Whitefriars Hall (Washington, DC, USA) and the Board of the Carmelitana Collection (The Carmelite Library, USA) honored Joachim Smet, O. Carm., the founder of the Carmelitana Collection by dedicating the Joachim Smet Resource Center in the Collection on Friday, April 12, 2002.
The Carmelitana Collection contains over 14,000 volumes of rare and modern books as well as a selection of microfilms and audio-visual materials. It is the most complete collection of Carmelite materials in the Western Hemisphere. The collection was started by Joachim Smet in 1948.
The celebration coincided with the annual
plenary session of the Carmelite Institute (Washington, DC).
Six brothers of the Dutch Province remain in the Commissariat and their contribution remains important.
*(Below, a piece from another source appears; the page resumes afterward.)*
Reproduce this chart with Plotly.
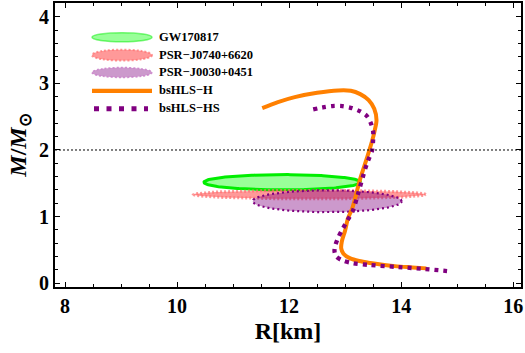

There are 24 Philippinos with solemn profession and five with simple profession, six novices, and eight postulants.
During his visit, Anthony Scerri, O. Carm., the General Councilor for Africa, Asia, Australia and Oceania, gave conferences to the community in Manila, to the novices, to the postulants and to the communities of Escalante and Cebu on the Final Message of the General Chapter and on the missions.
The General Councilor also visited the monasteries of Guiguinto, Cababatuan, and Dumaguete. He again gave conferences on the Final Message of the General Chapter to the nuns.
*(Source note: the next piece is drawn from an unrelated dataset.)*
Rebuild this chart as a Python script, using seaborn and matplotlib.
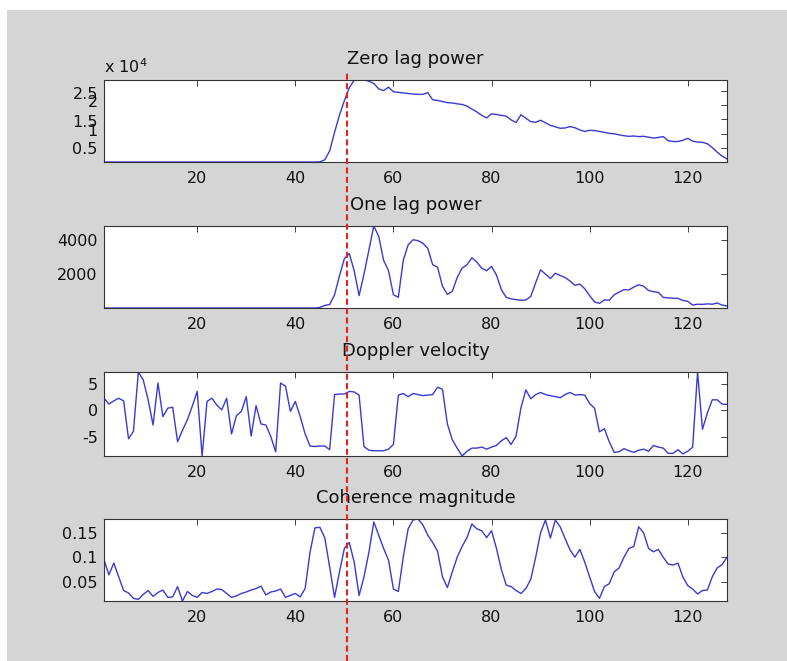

The monastery of Guiguinto has founded the
monasteries of Cabanatuan and Burgos, as well as the
recently founded monastery in Tanay. (See first story)
During the General Chapter in September, representatives of those Provinces with missions in Africa as well as interested delegates from other Provinces met to discuss ways of mutual cooperation. The Provinces of Italy (with the Commissariat in the Democratic Republic of the Congo), Great Britain (with missions beginning in Liberia), Baetica (with missions in Burkina Faso), and the Lower German Province (with missions in Camerun) expressed interest.
To follow up on the earlier discussions, a second meeting was held in Cameroon in February. Present were Anthony Scerri, O. Carm., General Councilor for Africa, Asia, Oceania and Australia, Anton Beemsterboer, O. Carm., Provincial of Lower Germany,
Claudio Bellotti, O. Carm., Provincial of Italy, Jean-Marie Dundji, O. Carm., Commissary Provincial of the Democratic Republic of the Congo, Francisco Daza, O. Carm., Provincial Delegate for Baetica/Burkina Faso, Brendan Grady, O. Carm., Provincial Delegate for Great Britain/Liberia, Ubaldo Pani, O. Carm., Prior and Novice Master in Cameroon, Nestor Ndjango, O. Carm., the parish priest in Efoulan, Cameroon, and Guido Sartori, O. Carm., Prior of Nioka, Democratic Republic of Congo.
The mission in Burkina Faso began in January 2000. There are four professed religious (three Africans and one Spanaird), seven postulants and 10 aspirants. Three of the postulants study philosophy at the diocesan seminary in Ouagadougou.
One Liberian is studying in East Finchley, England. The Church in Liberia is young. There are 30 priests in the three dioceses of Liberia.
In Cameroon as in other places, the Donum Dei has been of great assistance to the Order. The biggest difficulty right now is to find formators. There are three students in philosophy, six novices (three Cameroonese and three Congolese), eight postulants, and 12 aspirants.
In the Congo, the formation process is already in place. There are five novices in Bunia and nine postulants. Eight students are in theology. At Kinshasa, the Commissariat has a house with 21 rooms for students and five for formators.
Because of the scope of the discussions, a small ad hoc commission was formed to study the implications and possibilities of collaboration between the various provinces in a formation program for these areas of Africa. Already the mission in Burkina Faso has offered to assist the British Province in the formation of candidates from Liberia.